Is CME going to review and test every algo before it can be used?
I used to speculate of the floor of NYMEX, the people upstairs doing the policing were the biggest thieves and crooks in the building, anything we did paled in comparision. They should have used a mask and a gun.
I traded in almost every pit for 20 years when the exchanges were in the WTC. The pits were loaded with enough thieves that those trying to trade and could not took to stealing what they could. Trading is difficult and stealing is easy. They biggest "holy men" screaming about others were the biggest thieves. And no one at the CFTC really gave a damn except for some bigger cases nailing Charlie Federbush and Preston Semel on COMEX before the sale to NYMERC. You can go to the CFTC page and look them up under "Enforcements". The guys in the office absolutely were as bad. Tell themn your book or you don't get any business. Things got so bad guys rebated the floor brokerage for business to have the orders to rip. The whole business stinks, and this administration has been the biggest crooks through malfeasance and allowing it with machines.
It's all great when you are the first to use these techniques but once everyone left in the "market" is using these techniques, the market becomes a game of tic-tac-toe where no one wins.
In summary, buy gold.
Buy gold? During a debt implosion and deflation if the Dow is under 10,000? I'll hold the physical I have of 8% of net worth and leave it at that.
On "debt implosion" see my comment http://www.zerohedge.com/news/2014-09-03/austrian-bill-gross-discusses-c...
It has become a well-tested economic tenet that adding money slows velocity (which you failed to address) effectively doing nothing. We have 5 years now behind us to make that point valid. Assets were bought, as per the Financial Times and reported here, to the tune of $29.1 Trillion. The mkt is far out of any relationship with fundamental but a Fed whistleblower (also posted here) reported they own the financial media and every economist who wants to work on Wall Street. This ends badly, and it could be with a debt implosion as the Lender of Last Resort in the world, The Fed, becomes seen as impotent. Throwing a drowning man water does nothing for him. Deflation can occur and it can be quite rapid just as those in the Weimar Republic couldn't believe the inflation that hit them.
That's kind of funny, to state "deflation can occur quite rapid" but then you only are able to supply an example of massive inflation?

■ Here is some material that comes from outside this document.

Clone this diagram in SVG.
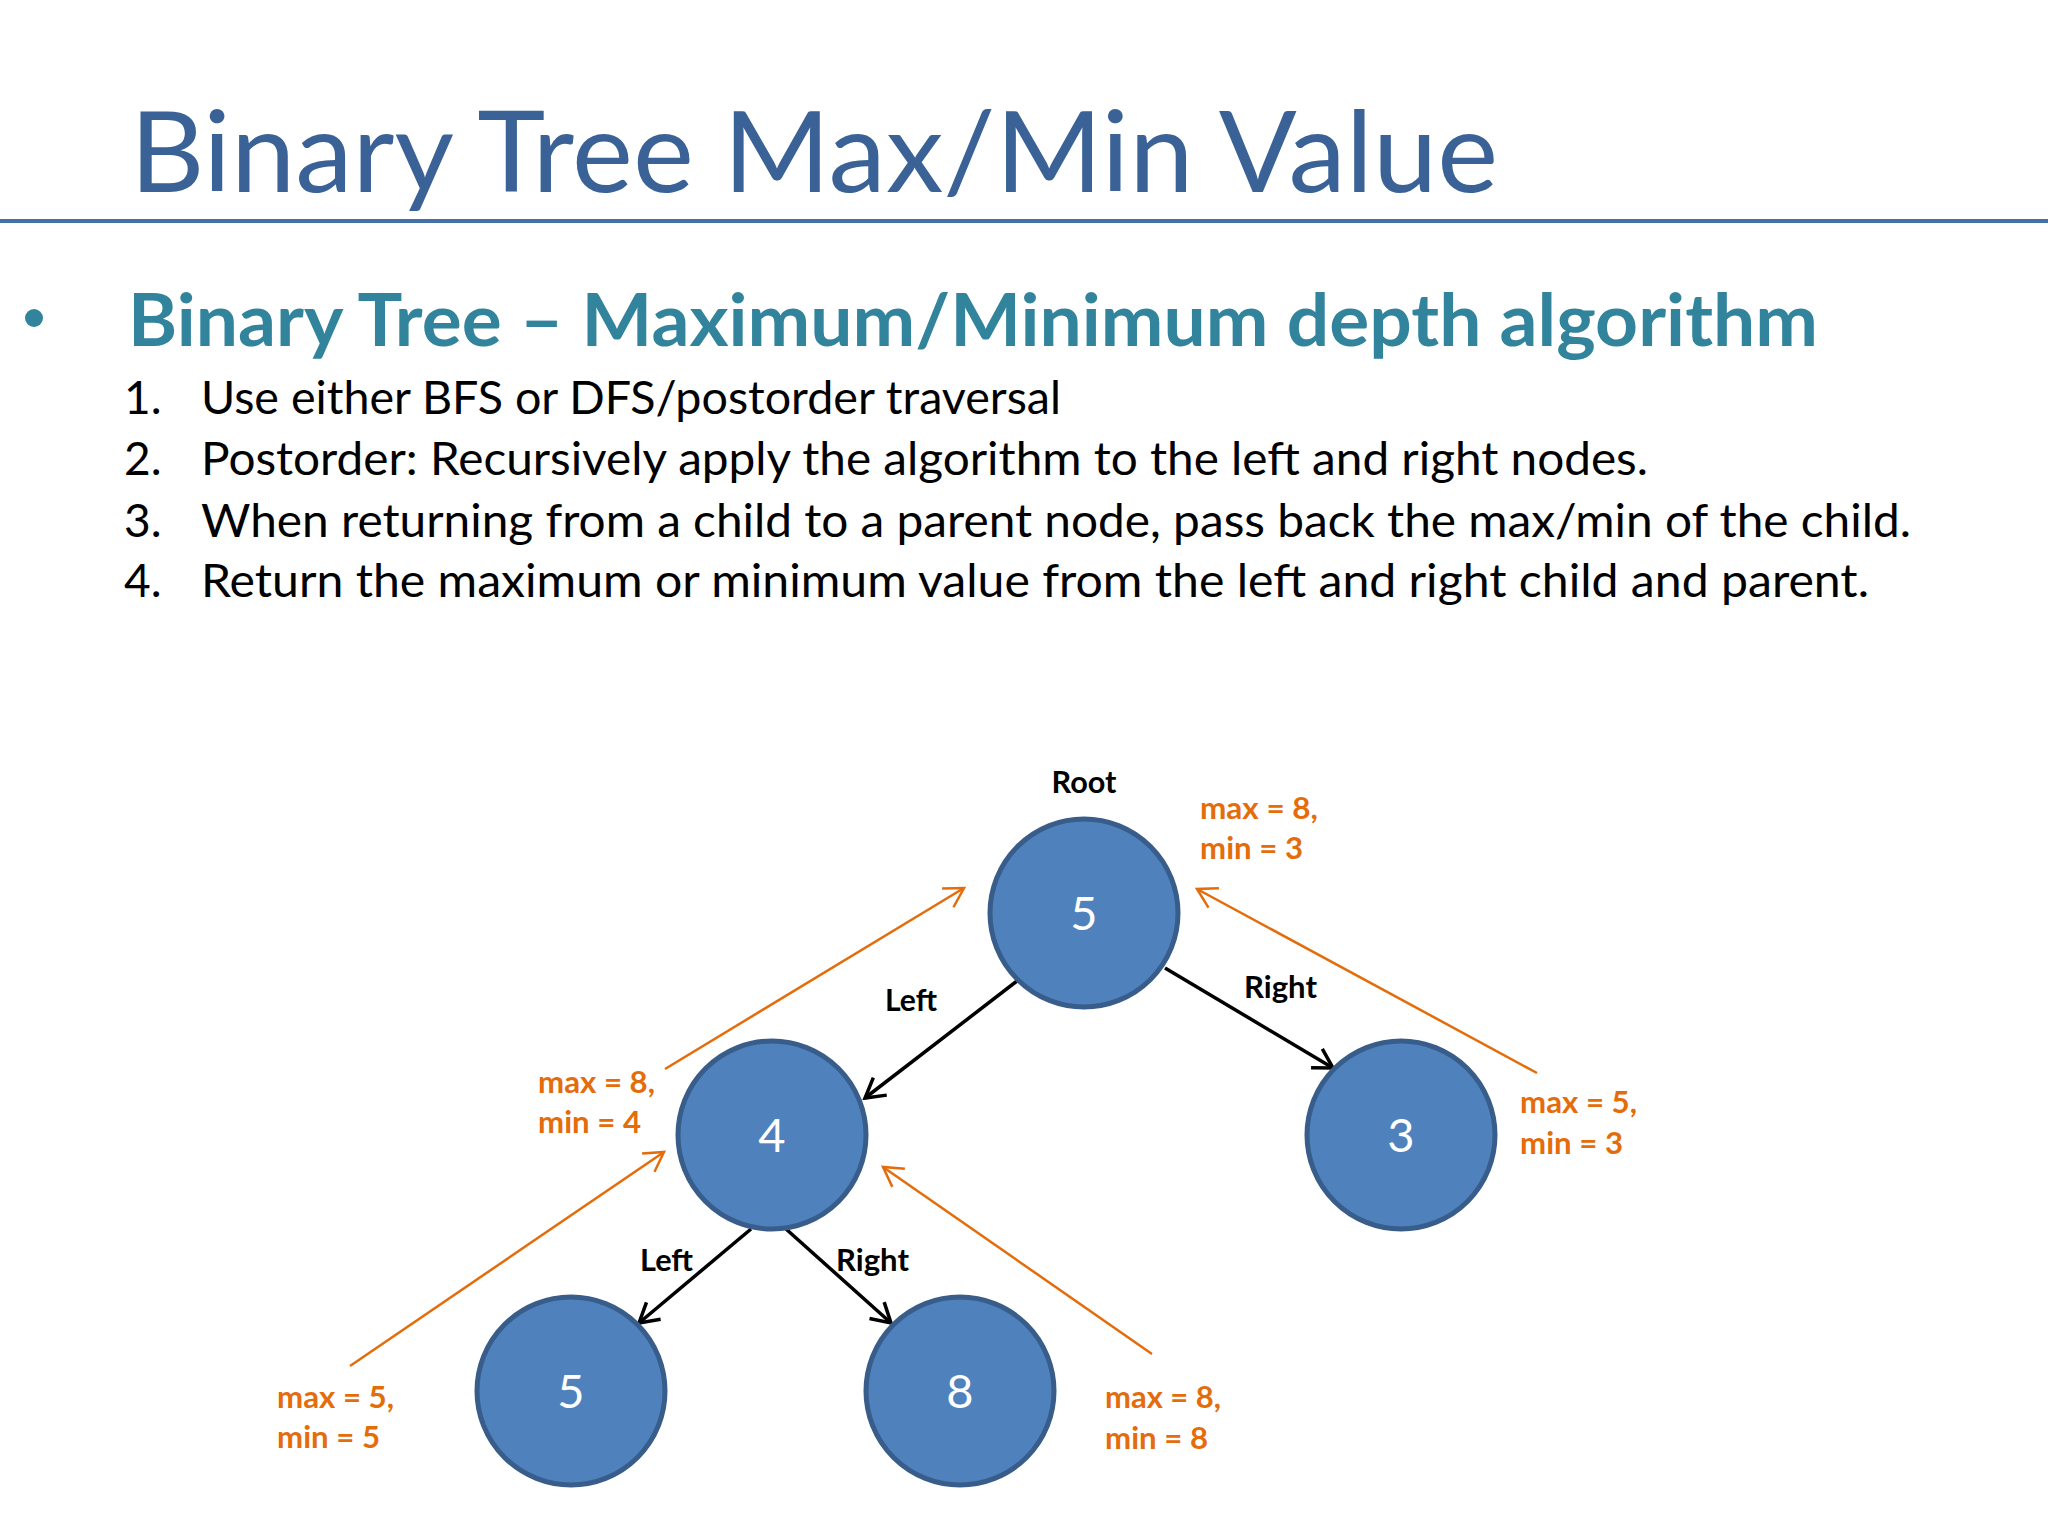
<svg xmlns="http://www.w3.org/2000/svg" width="2048" height="1536" viewBox="0 0 2048 1536">
<style>
.title{font-family:Lato,"Open Sans","Liberation Sans",sans-serif;font-size:112px;fill:#3A6297}
.head{font-family:Lato,"Open Sans","Liberation Sans",sans-serif;font-size:72px;font-weight:bold;fill:#31849B}
.item{font-family:Lato,"Open Sans","Liberation Sans",sans-serif;font-size:46px;fill:#000}
.node circle{fill:#4F81BD;stroke:#385D8A;stroke-width:5}
.node text.num{font-family:Lato,"Open Sans","Liberation Sans",sans-serif;font-size:47px;fill:#fff;text-anchor:middle}
.lbl{font-family:Lato,"Open Sans","Liberation Sans",sans-serif;font-size:30px;font-weight:bold;fill:#000}
.node text.val{font-family:Lato,"Open Sans","Liberation Sans",sans-serif;font-size:30px;font-weight:bold;fill:#E46C0A;text-anchor:start}
.edge{stroke:#000;stroke-width:3.5;fill:none;marker-end:url(#ab)}
.ret{stroke:#E46C0A;stroke-width:2.5;fill:none;marker-end:url(#ao)}
</style>
<defs>
<marker id="ab" viewBox="-24 -14 27 28" refX="0" refY="0" markerWidth="27" markerHeight="28" markerUnits="userSpaceOnUse" orient="auto">
<path d="M-19,-11 L0,0 L-19,11" fill="none" stroke="#000" stroke-width="3.5"/>
</marker>
<marker id="ao" viewBox="-24 -14 27 28" refX="0" refY="0" markerWidth="27" markerHeight="28" markerUnits="userSpaceOnUse" orient="auto">
<path d="M-19,-11 L0,0 L-19,11" fill="none" stroke="#E46C0A" stroke-width="2.5"/>
</marker>
</defs>
<rect width="2048" height="1536" fill="#fff"/>
<text class="title" x="130" y="192" textLength="1368" lengthAdjust="spacingAndGlyphs">Binary Tree Max/Min Value</text>
<rect x="0" y="219" width="2048" height="4" fill="#4470A8"/>
<circle cx="34" cy="318" r="9" fill="#31849B"/>
<text class="head" x="128" y="346" textLength="1690" lengthAdjust="spacingAndGlyphs">Binary Tree – Maximum/Minimum depth algorithm</text>
<text class="item" x="124" y="414">1.</text>
<text class="item" x="201" y="414" textLength="860" lengthAdjust="spacingAndGlyphs">Use either BFS or DFS/postorder traversal</text>
<text class="item" x="124" y="475">2.</text>
<text class="item" x="201" y="475" textLength="1447" lengthAdjust="spacingAndGlyphs">Postorder: Recursively apply the algorithm to the left and right nodes.</text>
<text class="item" x="124" y="537">3.</text>
<text class="item" x="201" y="537" textLength="1710" lengthAdjust="spacingAndGlyphs">When returning from a child to a parent node, pass back the max/min of the child.</text>
<text class="item" x="124" y="597">4.</text>
<text class="item" x="201" y="597" textLength="1668" lengthAdjust="spacingAndGlyphs">Return the maximum or minimum value from the left and right child and parent.</text>
<g id="connectors">
<line class="edge" x1="1017" y1="981" x2="865" y2="1098"/>
<line class="edge" x1="1165" y1="968" x2="1333" y2="1068"/>
<line class="edge" x1="751" y1="1229" x2="639" y2="1323"/>
<line class="edge" x1="786" y1="1229" x2="891" y2="1323"/>
<line class="ret" x1="665" y1="1069" x2="964" y2="888"/>
<line class="ret" x1="1537" y1="1073" x2="1197" y2="889"/>
<line class="ret" x1="350" y1="1366" x2="664" y2="1152"/>
<line class="ret" x1="1152" y1="1354" x2="883" y2="1167"/>
<text class="lbl" x="1084" y="793" text-anchor="middle" textLength="65" lengthAdjust="spacingAndGlyphs">Root</text>
<text class="lbl" x="885" y="1011" textLength="52" lengthAdjust="spacingAndGlyphs">Left</text>
<text class="lbl" x="1244" y="998" textLength="73" lengthAdjust="spacingAndGlyphs">Right</text>
<text class="lbl" x="640" y="1271" textLength="53" lengthAdjust="spacingAndGlyphs">Left</text>
<text class="lbl" x="836" y="1271" textLength="73" lengthAdjust="spacingAndGlyphs">Right</text>
</g>
<g id="node-root" class="node">
<circle cx="1084" cy="913" r="94"/>
<text class="num" x="1084" y="930">5</text>
<text class="val" x="1200" y="819" textLength="118" lengthAdjust="spacingAndGlyphs">max = 8,</text>
<text class="val" x="1200" y="859" textLength="103" lengthAdjust="spacingAndGlyphs">min = 3</text>
</g>
<g id="node-4" class="node">
<circle cx="772" cy="1135" r="94"/>
<text class="num" x="772" y="1152">4</text>
<text class="val" x="538" y="1093" textLength="117" lengthAdjust="spacingAndGlyphs">max = 8,</text>
<text class="val" x="538" y="1133" textLength="103" lengthAdjust="spacingAndGlyphs">min = 4</text>
</g>
<g id="node-3" class="node">
<circle cx="1401" cy="1135" r="94"/>
<text class="num" x="1401" y="1152">3</text>
<text class="val" x="1520" y="1113" textLength="117" lengthAdjust="spacingAndGlyphs">max = 5,</text>
<text class="val" x="1520" y="1154" textLength="103" lengthAdjust="spacingAndGlyphs">min = 3</text>
</g>
<g id="node-5" class="node">
<circle cx="571" cy="1391" r="94"/>
<text class="num" x="571" y="1408">5</text>
<text class="val" x="277" y="1408" textLength="117" lengthAdjust="spacingAndGlyphs">max = 5,</text>
<text class="val" x="277" y="1448" textLength="103" lengthAdjust="spacingAndGlyphs">min = 5</text>
</g>
<g id="node-8" class="node">
<circle cx="960" cy="1391" r="94"/>
<text class="num" x="960" y="1408">8</text>
<text class="val" x="1105" y="1408" textLength="116" lengthAdjust="spacingAndGlyphs">max = 8,</text>
<text class="val" x="1105" y="1449" textLength="103" lengthAdjust="spacingAndGlyphs">min = 8</text>
</g>
</svg>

Money Velocity is a bullshit concept, a self-referential "explanation" after the fact.
You must be willfully blind to not see that TPTB are increasing the amount of lies (including bending and breaking of every kind of rule and law) faster than they are adding money AND they will not stop.
Deflation occurs only if the truth comes out because rules are followed (on bookeeping, bankruptcy etc.) - but in early 2009 the decision has been made to disable those rules for all bigger entities, and since then we onto the races of complete fiat currency destruction.
Buy gold? During a debt implosion and deflation if the Dow is under 10,000? I'll hold the physical I have of 8% of net worth and leave it at that.
This will be meaningless. The HFTs target individual stocks and this very site featured an article 2 years ago where NANEX showed that hitting 7 stocks in the DOW with bids made the mkt fly much higher in an instant. Until latency at all exchanges is instituted to stop flash orders (primarily bids have got us here) this continues.
Nothing to see here....move along.
Ways around these rules must already exist.
These kinds of market-rigging practices will no longer be allowed on the CME for those whose volumes are irrelevant anyway.
So let me get this straight. They're going to stop screwing the little guy in order to bring an honest market? Like I won't come in your mouth, but if I do it will make your tits bigger?
As if.
I'm so glad the dumping of 10 thousands of naket short contracts within seconds/minutes in the PM pit is finally going to stop... /sarc
Read again they talk about "... No ___PERSON___" Computers not mentioned.
To say the market is rigged is an understatement. After over 30 years of trading commodities I will flat out state without any reservations that lies and manipulation run rampant. If you think anyone is looking out for the small independent trader you are wrong. An unholy alliance of the Federal Reserve, the government, and the too big to fail has left the rest of us in a precarious position.
For the big boys, its insider information and computer trading, this includes computing patterns that exploit where stops are placed, this improves their ability to wash the weak out of their positions. The bottom-line is that the higher the market goes the more vulnerable it becomes to a major collapse and sudden downward move. More on this subject in the article below.
http://brucewilds.blogspot.com/2013/07/markets-more-lies-and-munipulatio...
AMEN brother.
As Carlin said, "Its a big club, and you ain't in it."
Cue the class action lawyers.
This is the big beginning. The elites have sobered up and back at work reforming the system and sorting things out. The USA is coming back. It's morning in America,again.
This shit makes me sick.
Obviously these methods are now out dated. Better rigging on the way!
Other manipulative proactices are legalized!?
Comex in New York, that give discounts to central banks and governments for surreptitious trading whose purpose can be only to manipulate markets, has told the U.S. Commodity Futures Trading Commission that effective September 15 it will ban "spoof trades," "quote stuffing," and "disorderly execution of transactions during the closing period"
During the closing period, only?
Most of the price down crashes are during the trading day, and during the light after market hours. Prohibiting manipulation during the close will have little impact of overall price suppression.